From what we currently know, Derrick Bird's apparently senseless (as we shall probably learn in the coming days and weeks, it's very rare that anyone's actions in such cases are genuinely senseless) shooting rampage is also one of the rarer examples which isn't just confined to either a place of work or education, and even rarer in that it covered such a large radius. In that, it is chillingly resemblant of the Hungerford massacre, although even Michael Ryan only covered around 7 miles during his spree, while Bird appears to have travelled anywhere up to 20 miles, shooting seemingly randomly, although a pattern might yet emerge. The real reasons, if there were any behind Ryan's massacre, have never been properly explained; Bird it seems at least started out by killing at least one person he knew and may well have had an argument with, and fresh reports are suggesting that he also killed his twin brother and his solicitor, almost bringing some kind of possible order to proceedings.

Unlike with school shootings, I find it doubtful that media coverage in this case is likely to influence anyone into a copycat action, although I'm more than sympathetic towards the view that all such massacres are essentially copycat crimes. While you can point to the fact that murder has been around as long as humans themselves have, it's only been relatively recently that spree killings involving either one or two individuals have become so sadly familiar, separate as they are from serial murderers who commit their crimes over time rather than all in one go, and almost always ending in either suicide or suicide by cop. Alienated teenagers are far more impressionable than the middle-aged likes of Bird, and often reach out to anti-heroes who they seem to imagine either reflect themselves or would understand what they're going through, never more aptly illustrated than by how the Virginia Tech mass-murderer Cho Seung-hui paid "tribute" to Eric Harris and Dylan Klebold, the Columbine school shooters, in the media pack he sent to NBC. They know that their actions will be recorded for prosperity by a compliant media, further encouraging their belief that even if they die, they'll be remembered for a long time to come.

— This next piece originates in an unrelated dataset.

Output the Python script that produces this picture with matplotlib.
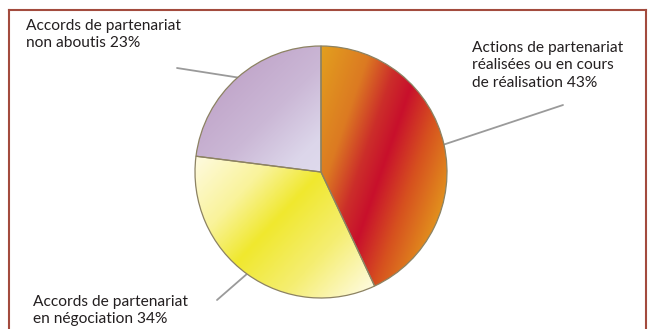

Whatever it was that pushed Bird over the edge, and that he's been described by almost everyone as a friendly, approachable man and hardly the archetypal lonely, mentally unbalanced grudge pursuer we often associate with such crimes, the hope has to be that something can be learned from today's terrible events. No one's being openly critical as yet, but that Bird was able to essentially completely control events without any seeming intervention by the police over three hours has to be something to be investigated to see whether he could have been stopped sooner. What shouldn't be on the agenda is any further tightening of our already draconian gun laws, although undoubtedly that will be something that will be revisited. Sometimes such events truly are unpredictable and unavoidable - it's when they happen that we need to be able to stop them in their tracks.